I spent the first eighteen years of my life entirely caffeine-free. In group settings, I would always look for the decaffeinated option on the menu. If I was going out for coffee with someone, I’d opt for a hot chocolate. “I don’t drink coffee,” I would say, or “I don’t drink tea.” I didn’t necessarily have anything against caffeine — my opposition to caffeine was more of a vestige from my childhood.

Growing up, my parents always kept me away from caffeine, saying that it would stunt my growth. I’m still not sure if that’s an old wives’ tale, but there was a third grader at my elementary school who drank coffee every day and was very short, which I took as irrefutable proof. By the time I was old enough to question it — and when I stopped growing — I figured, why start now if I’ve never needed caffeine? After all, it is technically a drug. It can mess with brain chemistry and lead to an addiction.
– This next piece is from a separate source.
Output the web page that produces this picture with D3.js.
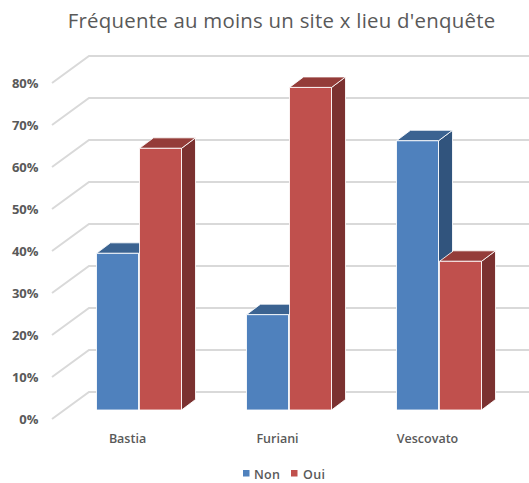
<!DOCTYPE html>
<html><head><meta charset="utf-8">
<script src="https://cdn.jsdelivr.net/npm/d3@7"></script>
<style>
html,body{margin:0;padding:0;background:#fff}
svg{display:block}
text{font-family:"Open Sans","Noto Sans",sans-serif}
</style></head><body>
<svg id="c" width="529" height="483"></svg>
<script>
const title = "Fréquente au moins un site x lieu d'enquête";
const categories = ["Bastia","Furiani","Vescovato"];
const seriesNames = ["Non","Oui"];
const nonValues = [37.3,22.7,64.1];
const ouiValues = [62.3,76.8,35.4];
const tickValues = [0,10,20,30,40,50,60,70,80];
const frontColors = ["#4f81bd","#c0504d"];
const topColors = ["#3b6391","#943c39"];
const sideColors = ["#31547d","#7b3130"];

const svg = d3.select("#c");
const y = d3.scaleLinear().domain([0,80]).range([419,83]);
const x = d3.scaleBand().domain(categories).range([52.5,502.5]);
const barW = 42, depthX = 14, depthY = 10.5, floorY = 9;
const backX = 37, backY = 27;

svg.append("text").attr("x",281.5).attr("y",28).attr("text-anchor","middle")
  .attr("font-size",20.4).attr("fill","#595959").attr("letter-spacing",0.25).text(title);

const grid = svg.append("g").attr("fill","none").attr("stroke","#d9d9d9");
tickValues.forEach(t=>{
  grid.append("path").attr("stroke-width",2)
    .attr("d",`M52,${y(t)}L${52+backX},${y(t)-backY}L529,${y(t)-backY}`);
});

const yAxis = d3.axisLeft(y).tickValues(tickValues).tickSize(0).tickPadding(0).tickFormat(d=>d+"%");
const ga = svg.append("g").attr("transform","translate(38.5,0)").call(yAxis);
ga.select(".domain").remove();
ga.selectAll("text").attr("font-size",13).attr("font-weight",700).attr("fill","#595959")
  .attr("dy","0.36em");

const barsG = svg.append("g").attr("stroke","#fff").attr("stroke-opacity",0.85).attr("stroke-width",1).attr("stroke-linejoin","round");
function bar(cat, s, v){
  const x0 = x(cat)+44+s*43, x1 = x0+barW;
  const b = y(0)-floorY, t = y(v)-floorY;
  const g = barsG.append("g");
  g.append("path").attr("fill",sideColors[s])
    .attr("d",`M${x1},${t}L${x1+depthX},${t-depthY}L${x1+depthX},${b-depthY}L${x1},${b}Z`);
  g.append("path").attr("fill",topColors[s])
    .attr("d",`M${x0},${t}L${x0+depthX},${t-depthY}L${x1+depthX},${t-depthY}L${x1},${t}Z`);
  g.append("rect").attr("fill",frontColors[s]).attr("x",x0).attr("y",t).attr("width",barW).attr("height",b-t);
}
categories.forEach((c,i)=>{
  bar(c,0,nonValues[i]);
  bar(c,1,ouiValues[i]);
});

const xAxis = d3.axisBottom(x).tickSize(0).tickPadding(0);
const gx = svg.append("g").attr("transform","translate(0,433.5)").call(xAxis);
gx.select(".domain").remove();
gx.selectAll("text").attr("font-size",12.5).attr("fill","#595959")
  .attr("font-weight",600).attr("dy","0.72em");

const legendX = [243,291], legendTx = [254,303];
seriesNames.forEach((n,i)=>{
  svg.append("rect").attr("x",legendX[i]).attr("y",470).attr("width",6.5).attr("height",6.5).attr("fill",frontColors[i]);
  svg.append("text").attr("x",legendTx[i]).attr("y",478.5).attr("font-size",12.5).attr("font-weight",600)
    .attr("fill","#595959").attr("letter-spacing",0.3).text(n);
});
</script>
</body></html>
Not to mention, a dependence on the daily Starbucks latte seemed like a financial drain.

Thus, the world of espressos, americanos, matcha lattes, and mochas remained an utter mystery to me. Not even when I was dead tired in the mornings, waking up at 6:45 a.m. to drag myself to school early, did I dare touch caffeine. It was a forbidden fruit.
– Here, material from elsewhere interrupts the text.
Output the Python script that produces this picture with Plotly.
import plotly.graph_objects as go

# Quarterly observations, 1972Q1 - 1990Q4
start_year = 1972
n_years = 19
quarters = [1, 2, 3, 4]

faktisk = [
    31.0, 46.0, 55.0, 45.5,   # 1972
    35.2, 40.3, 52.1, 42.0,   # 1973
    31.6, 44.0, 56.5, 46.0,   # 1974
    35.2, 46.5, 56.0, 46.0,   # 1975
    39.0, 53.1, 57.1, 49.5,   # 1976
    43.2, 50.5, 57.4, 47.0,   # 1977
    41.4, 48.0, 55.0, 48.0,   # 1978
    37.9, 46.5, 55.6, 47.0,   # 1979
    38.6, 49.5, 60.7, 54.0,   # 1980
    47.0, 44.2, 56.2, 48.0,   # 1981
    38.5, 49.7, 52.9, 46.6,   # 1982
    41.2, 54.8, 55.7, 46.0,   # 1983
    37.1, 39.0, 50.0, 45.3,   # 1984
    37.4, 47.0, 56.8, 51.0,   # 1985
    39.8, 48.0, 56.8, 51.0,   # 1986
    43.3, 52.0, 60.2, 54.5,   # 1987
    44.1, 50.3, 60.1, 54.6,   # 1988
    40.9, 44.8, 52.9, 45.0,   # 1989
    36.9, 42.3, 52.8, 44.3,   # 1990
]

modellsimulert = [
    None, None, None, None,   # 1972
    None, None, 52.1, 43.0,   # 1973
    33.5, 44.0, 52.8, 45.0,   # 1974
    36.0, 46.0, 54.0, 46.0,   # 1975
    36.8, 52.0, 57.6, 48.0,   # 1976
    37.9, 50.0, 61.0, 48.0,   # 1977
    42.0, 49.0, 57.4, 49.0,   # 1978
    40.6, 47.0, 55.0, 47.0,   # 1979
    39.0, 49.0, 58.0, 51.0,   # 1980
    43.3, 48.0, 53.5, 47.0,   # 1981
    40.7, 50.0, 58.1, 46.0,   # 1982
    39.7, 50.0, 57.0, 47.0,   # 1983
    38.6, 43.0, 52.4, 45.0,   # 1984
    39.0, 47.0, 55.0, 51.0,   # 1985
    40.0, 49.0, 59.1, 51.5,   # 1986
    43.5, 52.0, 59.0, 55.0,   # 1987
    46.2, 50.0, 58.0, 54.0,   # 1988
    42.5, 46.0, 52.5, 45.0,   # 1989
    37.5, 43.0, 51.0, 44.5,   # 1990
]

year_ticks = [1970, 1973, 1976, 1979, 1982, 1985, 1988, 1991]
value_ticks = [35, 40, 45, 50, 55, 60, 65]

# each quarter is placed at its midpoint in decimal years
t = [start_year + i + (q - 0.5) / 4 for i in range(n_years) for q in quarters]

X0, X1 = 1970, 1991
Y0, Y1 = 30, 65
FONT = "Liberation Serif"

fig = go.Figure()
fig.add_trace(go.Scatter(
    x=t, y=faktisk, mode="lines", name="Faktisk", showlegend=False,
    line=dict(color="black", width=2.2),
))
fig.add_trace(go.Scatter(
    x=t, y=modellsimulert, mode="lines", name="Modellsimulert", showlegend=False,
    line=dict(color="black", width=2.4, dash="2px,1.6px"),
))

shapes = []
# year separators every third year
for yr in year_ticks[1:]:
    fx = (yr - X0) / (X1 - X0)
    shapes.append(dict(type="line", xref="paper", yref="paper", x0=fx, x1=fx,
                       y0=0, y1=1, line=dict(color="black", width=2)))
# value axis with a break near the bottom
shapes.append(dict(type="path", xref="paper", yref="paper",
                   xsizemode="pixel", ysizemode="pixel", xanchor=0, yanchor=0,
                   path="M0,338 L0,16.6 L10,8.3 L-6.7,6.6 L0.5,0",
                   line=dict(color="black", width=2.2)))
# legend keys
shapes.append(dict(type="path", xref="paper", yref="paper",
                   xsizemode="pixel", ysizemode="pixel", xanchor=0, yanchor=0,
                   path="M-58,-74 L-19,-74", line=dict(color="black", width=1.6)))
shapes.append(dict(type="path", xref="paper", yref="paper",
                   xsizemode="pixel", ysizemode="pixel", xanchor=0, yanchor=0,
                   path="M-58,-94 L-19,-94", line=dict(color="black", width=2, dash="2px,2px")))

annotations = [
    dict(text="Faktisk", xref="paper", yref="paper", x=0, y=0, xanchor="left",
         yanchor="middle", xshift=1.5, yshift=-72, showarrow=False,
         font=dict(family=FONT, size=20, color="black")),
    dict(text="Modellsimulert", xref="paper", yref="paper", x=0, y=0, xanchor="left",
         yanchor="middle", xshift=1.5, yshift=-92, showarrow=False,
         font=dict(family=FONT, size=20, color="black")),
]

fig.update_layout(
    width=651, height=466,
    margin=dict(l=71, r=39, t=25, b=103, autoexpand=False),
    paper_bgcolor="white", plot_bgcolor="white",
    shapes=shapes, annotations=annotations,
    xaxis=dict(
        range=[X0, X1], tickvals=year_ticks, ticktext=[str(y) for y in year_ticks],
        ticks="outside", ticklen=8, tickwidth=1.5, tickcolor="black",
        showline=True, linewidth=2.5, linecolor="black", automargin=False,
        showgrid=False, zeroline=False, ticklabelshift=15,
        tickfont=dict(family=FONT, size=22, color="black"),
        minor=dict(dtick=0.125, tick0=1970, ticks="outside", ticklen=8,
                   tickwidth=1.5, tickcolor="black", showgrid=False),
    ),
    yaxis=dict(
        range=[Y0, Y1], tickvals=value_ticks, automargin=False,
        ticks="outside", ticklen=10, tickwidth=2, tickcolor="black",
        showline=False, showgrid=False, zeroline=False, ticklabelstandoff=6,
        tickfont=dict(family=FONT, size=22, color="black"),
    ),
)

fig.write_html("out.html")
Nonetheless, I came to Princeton with a few tea bags in my luggage and a much more flexible outlook on caffeine. The tea bags were only for emergencies, but they might, on a bad day, become a necessity. For weeks I tiptoed around them, convincing myself each morning that I didn’t really need tea. Even though it was there, within reach, and no longer forbidden by an edict from my parents, I couldn’t bring myself to try caffeine.

But finally, after a series of rough nights and tough mornings, I decided that it was time. I chose the weakest of the tea bags, googled its caffeine content, and triple checked that it was okay to try, and steeped a mug of green tea.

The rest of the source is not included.